她的在场让他获得超越
在但丁的旅途中,他与贝缇丽彩在伊甸园中相遇(《炼狱篇》第30歌)。诗人维吉尔无法继续旅程,因为身为异教徒,他不能进入天堂。因此,但丁由贝缇丽彩的灵魂陪伴,经过天国,面见上帝。
我们对于贝缇丽彩这个人物所知甚少,根据但丁在《新生》(Vita Nova,1293-1295)中的描述,贝缇丽彩是一个佛罗伦萨银行家的女儿,比但丁小几岁,但是在24岁的时候就不幸去世了。据悉,但丁一生只和贝缇丽彩见过两次,一次是在她9岁的时候,还有一次,她是18岁。然而但丁依然无可救药地爱上了这个姑娘。
在但丁的作品中,贝缇丽彩代表了理想女性的形象,她可以引起一个人痛苦而美好的爱恋,也可以将平凡的激情转化为纯粹而高尚的情愫。她是人类情感和上帝慈悲之间的调和剂。她灵魂的在场让诗人超越自己智性的局限,以最完整的方式表达爱这个词,即永恒和神圣之爱。
好像但以理消除了尼布甲尼撒的怒气,让他不再因为怒气而变得残暴无理,俾德丽采消除了我的疑惑,(天堂篇·第4歌)

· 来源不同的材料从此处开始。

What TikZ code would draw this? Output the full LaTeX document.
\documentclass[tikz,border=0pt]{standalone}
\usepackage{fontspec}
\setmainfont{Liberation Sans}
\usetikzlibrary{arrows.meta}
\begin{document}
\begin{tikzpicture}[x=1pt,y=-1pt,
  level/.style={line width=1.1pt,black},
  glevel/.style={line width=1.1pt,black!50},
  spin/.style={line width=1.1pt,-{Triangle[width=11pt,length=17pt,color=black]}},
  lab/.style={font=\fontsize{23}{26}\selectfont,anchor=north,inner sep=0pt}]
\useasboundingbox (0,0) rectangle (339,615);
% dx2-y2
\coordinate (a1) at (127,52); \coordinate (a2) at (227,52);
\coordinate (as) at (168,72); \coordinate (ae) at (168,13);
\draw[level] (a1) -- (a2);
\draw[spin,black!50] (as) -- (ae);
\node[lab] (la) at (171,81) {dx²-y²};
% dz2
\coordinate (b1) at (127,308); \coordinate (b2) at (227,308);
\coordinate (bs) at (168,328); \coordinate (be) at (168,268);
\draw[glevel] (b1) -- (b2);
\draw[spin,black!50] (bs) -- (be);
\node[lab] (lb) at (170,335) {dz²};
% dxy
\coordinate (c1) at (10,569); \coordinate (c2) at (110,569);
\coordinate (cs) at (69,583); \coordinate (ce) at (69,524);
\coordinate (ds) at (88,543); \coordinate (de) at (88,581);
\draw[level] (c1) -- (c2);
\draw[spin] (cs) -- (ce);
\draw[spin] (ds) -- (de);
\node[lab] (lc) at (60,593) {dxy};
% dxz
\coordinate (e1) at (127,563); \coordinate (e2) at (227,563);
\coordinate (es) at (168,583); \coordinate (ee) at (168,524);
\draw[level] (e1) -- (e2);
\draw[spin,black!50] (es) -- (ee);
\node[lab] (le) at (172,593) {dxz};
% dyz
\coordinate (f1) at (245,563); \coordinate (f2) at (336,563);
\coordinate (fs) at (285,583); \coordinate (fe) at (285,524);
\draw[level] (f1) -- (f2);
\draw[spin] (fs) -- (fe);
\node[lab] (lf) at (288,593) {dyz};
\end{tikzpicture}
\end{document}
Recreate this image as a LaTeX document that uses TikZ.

这样一个强有力的人物在此后数个世纪的艺术和文学之中具有重要影响。对于达利来说,他也有自己的贝缇丽彩,那就是卡拉。1929年,达利和卡拉相遇。当时,卡拉是诗人保尔·艾吕雅(Paul Eluard)的妻子和缪斯,而且她比达利大11岁。但是二人冲破了世俗的一切阻隔,伴随彼此直至终老。他们结过两次婚,1932年通过法律程序民事结合,1958年在教堂中举办婚礼。
就像贝缇丽彩和但丁的关系,卡拉之于达利同样是一个像是上帝信使一般的人物。她不仅是他的创作缪斯,也让他得以更加完整地理解、体验这个世界。这种关系同样体现在艺术家的创作中。
从说出了“福哉马利亚”的那天,(天堂篇·第16歌)
20世纪,人们开始重新审视世俗和宗教之间的关系。达利出生在一个意见极其不统一的家庭中,他的父亲是激烈的无神论者,母亲是虔诚的天主教徒,达利本人也毕生在与这些根本性的问题做斗争。早年,他带有性意味的作品被视为罪恶的象征。达利也常常探索宗教主题,毫不在意可能会引起的争议。例如在《里加港的圣母》(The Madonna of Port Lligat)中,卡拉做了这幅画的模特,而在达利眼中,卡拉正是这样一位兼具神性和母性的形象。
在二战之后,达利为战争的残暴和原子弹的爆炸所影响,发展出一种所谓“核神秘主义”风格。20世纪四五十年代,他通过核物理学、数学等科学视角来表达宗教主题。有一次,他甚至梦到一个原子变成了基督,宇宙的核心。